[Start of Provided records]

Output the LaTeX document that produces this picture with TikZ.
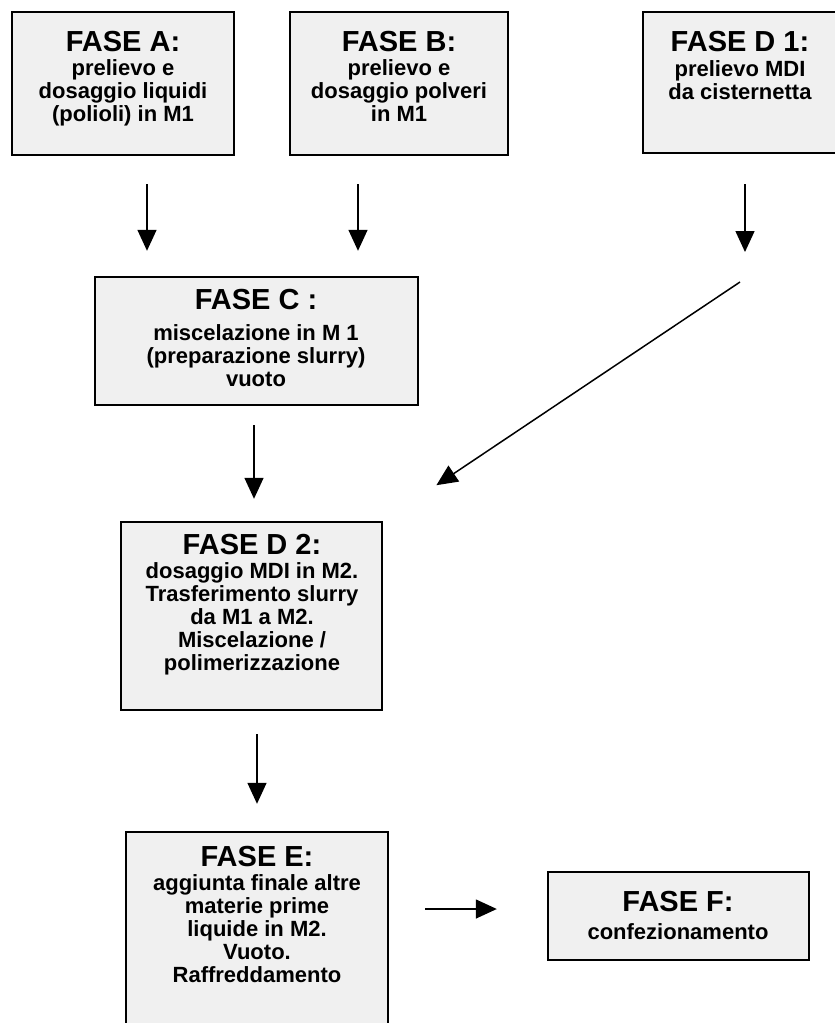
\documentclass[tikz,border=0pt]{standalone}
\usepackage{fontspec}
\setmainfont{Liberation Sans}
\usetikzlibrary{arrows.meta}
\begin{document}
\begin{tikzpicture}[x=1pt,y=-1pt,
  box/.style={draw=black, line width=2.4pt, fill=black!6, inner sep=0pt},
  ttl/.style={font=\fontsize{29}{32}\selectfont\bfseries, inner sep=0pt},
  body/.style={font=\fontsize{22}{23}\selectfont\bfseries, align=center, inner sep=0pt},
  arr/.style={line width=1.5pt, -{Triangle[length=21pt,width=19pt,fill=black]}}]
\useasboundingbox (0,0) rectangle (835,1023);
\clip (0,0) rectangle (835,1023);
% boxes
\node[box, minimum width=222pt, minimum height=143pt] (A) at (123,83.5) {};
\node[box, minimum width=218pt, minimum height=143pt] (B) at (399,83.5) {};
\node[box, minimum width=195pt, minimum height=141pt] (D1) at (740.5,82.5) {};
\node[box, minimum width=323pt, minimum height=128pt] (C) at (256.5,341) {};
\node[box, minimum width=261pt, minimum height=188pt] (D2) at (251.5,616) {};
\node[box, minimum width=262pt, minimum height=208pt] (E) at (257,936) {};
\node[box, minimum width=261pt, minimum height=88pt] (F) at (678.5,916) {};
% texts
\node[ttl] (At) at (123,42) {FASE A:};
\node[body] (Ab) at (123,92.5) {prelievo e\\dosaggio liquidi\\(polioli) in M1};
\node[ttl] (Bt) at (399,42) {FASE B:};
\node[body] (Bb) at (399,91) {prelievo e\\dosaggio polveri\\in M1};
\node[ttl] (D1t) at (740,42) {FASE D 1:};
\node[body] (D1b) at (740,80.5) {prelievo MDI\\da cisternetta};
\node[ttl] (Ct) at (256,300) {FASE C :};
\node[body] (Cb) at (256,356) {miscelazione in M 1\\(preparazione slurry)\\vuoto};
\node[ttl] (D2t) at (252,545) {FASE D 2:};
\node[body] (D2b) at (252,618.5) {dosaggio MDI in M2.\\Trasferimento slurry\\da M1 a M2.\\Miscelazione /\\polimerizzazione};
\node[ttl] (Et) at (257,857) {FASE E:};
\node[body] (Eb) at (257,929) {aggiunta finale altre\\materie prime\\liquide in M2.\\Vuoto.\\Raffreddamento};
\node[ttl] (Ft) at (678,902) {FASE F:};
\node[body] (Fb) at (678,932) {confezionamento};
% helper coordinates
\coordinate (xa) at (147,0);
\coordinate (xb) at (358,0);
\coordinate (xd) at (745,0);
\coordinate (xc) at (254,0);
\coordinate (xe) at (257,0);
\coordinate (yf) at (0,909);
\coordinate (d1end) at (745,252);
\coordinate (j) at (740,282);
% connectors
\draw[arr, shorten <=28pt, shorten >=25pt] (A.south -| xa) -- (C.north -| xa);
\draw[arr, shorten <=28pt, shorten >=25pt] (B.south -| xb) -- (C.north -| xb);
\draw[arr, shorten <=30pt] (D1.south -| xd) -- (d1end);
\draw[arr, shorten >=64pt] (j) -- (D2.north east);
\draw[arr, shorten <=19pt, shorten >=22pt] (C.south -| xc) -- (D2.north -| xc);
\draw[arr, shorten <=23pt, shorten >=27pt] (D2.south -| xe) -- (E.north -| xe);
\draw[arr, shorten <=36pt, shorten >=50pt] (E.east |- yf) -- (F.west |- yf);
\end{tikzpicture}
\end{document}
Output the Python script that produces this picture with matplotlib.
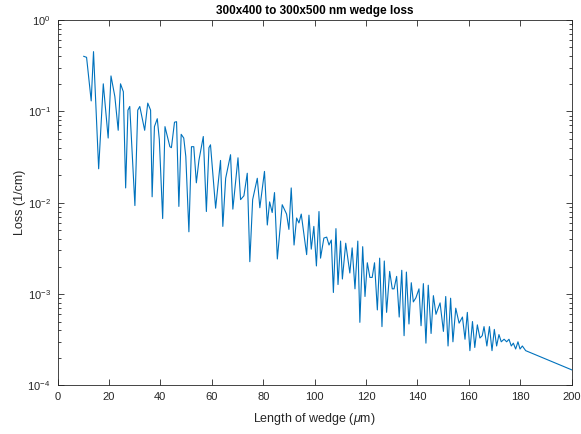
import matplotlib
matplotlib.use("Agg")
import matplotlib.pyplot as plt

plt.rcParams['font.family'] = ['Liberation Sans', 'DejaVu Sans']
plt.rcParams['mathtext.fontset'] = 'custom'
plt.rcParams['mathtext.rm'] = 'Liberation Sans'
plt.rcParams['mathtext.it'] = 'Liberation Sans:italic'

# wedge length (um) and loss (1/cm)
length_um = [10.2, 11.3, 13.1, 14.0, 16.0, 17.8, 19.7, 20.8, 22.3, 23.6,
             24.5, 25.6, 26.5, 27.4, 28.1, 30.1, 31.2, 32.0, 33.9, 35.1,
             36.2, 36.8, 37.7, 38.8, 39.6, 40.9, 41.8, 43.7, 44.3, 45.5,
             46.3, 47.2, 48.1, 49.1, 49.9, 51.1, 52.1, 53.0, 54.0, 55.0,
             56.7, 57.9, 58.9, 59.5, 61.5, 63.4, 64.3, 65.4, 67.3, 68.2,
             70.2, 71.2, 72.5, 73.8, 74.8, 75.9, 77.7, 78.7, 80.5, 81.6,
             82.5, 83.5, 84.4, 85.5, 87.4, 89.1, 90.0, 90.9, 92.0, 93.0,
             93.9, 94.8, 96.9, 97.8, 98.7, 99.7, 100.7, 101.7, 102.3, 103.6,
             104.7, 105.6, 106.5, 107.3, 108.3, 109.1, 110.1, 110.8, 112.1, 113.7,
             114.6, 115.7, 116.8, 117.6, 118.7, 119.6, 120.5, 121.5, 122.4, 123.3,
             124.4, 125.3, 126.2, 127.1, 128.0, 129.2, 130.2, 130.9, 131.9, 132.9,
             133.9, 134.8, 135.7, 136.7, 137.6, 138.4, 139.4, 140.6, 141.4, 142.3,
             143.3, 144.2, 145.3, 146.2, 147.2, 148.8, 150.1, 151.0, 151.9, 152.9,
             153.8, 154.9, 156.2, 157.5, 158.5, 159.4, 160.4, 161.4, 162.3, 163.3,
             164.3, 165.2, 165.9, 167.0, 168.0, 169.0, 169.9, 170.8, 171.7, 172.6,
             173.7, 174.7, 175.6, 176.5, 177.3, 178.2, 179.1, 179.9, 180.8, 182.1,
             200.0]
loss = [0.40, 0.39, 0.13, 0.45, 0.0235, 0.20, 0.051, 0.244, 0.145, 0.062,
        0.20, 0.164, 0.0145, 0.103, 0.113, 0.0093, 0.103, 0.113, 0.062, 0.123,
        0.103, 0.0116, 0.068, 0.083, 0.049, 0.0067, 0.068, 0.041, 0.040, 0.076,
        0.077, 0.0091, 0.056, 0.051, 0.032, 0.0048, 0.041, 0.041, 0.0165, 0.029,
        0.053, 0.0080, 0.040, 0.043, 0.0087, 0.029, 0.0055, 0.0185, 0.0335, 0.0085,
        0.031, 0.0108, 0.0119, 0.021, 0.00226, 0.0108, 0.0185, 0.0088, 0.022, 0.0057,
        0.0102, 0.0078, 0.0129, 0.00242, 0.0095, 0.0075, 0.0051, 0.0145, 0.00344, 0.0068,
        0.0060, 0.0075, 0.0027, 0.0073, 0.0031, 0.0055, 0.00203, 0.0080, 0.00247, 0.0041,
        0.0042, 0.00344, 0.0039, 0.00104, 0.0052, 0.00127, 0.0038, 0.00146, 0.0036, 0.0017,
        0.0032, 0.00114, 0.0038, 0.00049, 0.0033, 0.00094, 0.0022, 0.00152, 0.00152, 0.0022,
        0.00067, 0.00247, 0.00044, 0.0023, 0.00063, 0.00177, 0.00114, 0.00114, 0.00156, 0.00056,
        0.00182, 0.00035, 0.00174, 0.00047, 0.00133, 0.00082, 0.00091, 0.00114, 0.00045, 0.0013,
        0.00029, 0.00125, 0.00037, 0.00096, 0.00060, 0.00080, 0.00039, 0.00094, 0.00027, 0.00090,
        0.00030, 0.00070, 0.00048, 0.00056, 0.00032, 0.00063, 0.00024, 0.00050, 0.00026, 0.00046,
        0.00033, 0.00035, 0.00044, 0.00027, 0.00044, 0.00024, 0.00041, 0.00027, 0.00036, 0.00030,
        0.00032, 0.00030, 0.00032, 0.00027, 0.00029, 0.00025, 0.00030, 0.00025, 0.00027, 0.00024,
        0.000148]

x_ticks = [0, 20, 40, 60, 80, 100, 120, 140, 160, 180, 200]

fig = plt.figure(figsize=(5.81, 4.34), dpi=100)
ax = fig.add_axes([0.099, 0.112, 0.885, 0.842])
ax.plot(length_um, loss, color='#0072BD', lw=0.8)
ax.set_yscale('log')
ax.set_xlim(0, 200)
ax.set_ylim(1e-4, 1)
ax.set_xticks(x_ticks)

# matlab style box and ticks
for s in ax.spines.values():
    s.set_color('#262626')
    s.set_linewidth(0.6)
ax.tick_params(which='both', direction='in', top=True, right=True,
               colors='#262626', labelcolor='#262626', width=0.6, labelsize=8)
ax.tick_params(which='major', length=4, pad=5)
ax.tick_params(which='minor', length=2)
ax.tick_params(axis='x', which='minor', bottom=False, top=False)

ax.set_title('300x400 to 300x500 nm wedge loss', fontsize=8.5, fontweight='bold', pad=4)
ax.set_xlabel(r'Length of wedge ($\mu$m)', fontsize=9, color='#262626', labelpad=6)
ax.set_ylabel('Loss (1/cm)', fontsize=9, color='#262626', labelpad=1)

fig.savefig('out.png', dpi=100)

[End of Provided records]

*Work to complete:* Extract exactly the lines running from the line containing "Output the Python" to the line containing "plt.rcParams['mathtext.it'] = 'Liberation", with both end lines included and all pictures left out.

*Result:*
Output the Python script that produces this picture with matplotlib.
import matplotlib
matplotlib.use("Agg")
import matplotlib.pyplot as plt

plt.rcParams['font.family'] = ['Liberation Sans', 'DejaVu Sans']
plt.rcParams['mathtext.fontset'] = 'custom'
plt.rcParams['mathtext.rm'] = 'Liberation Sans'
plt.rcParams['mathtext.it'] = 'Liberation Sans:italic'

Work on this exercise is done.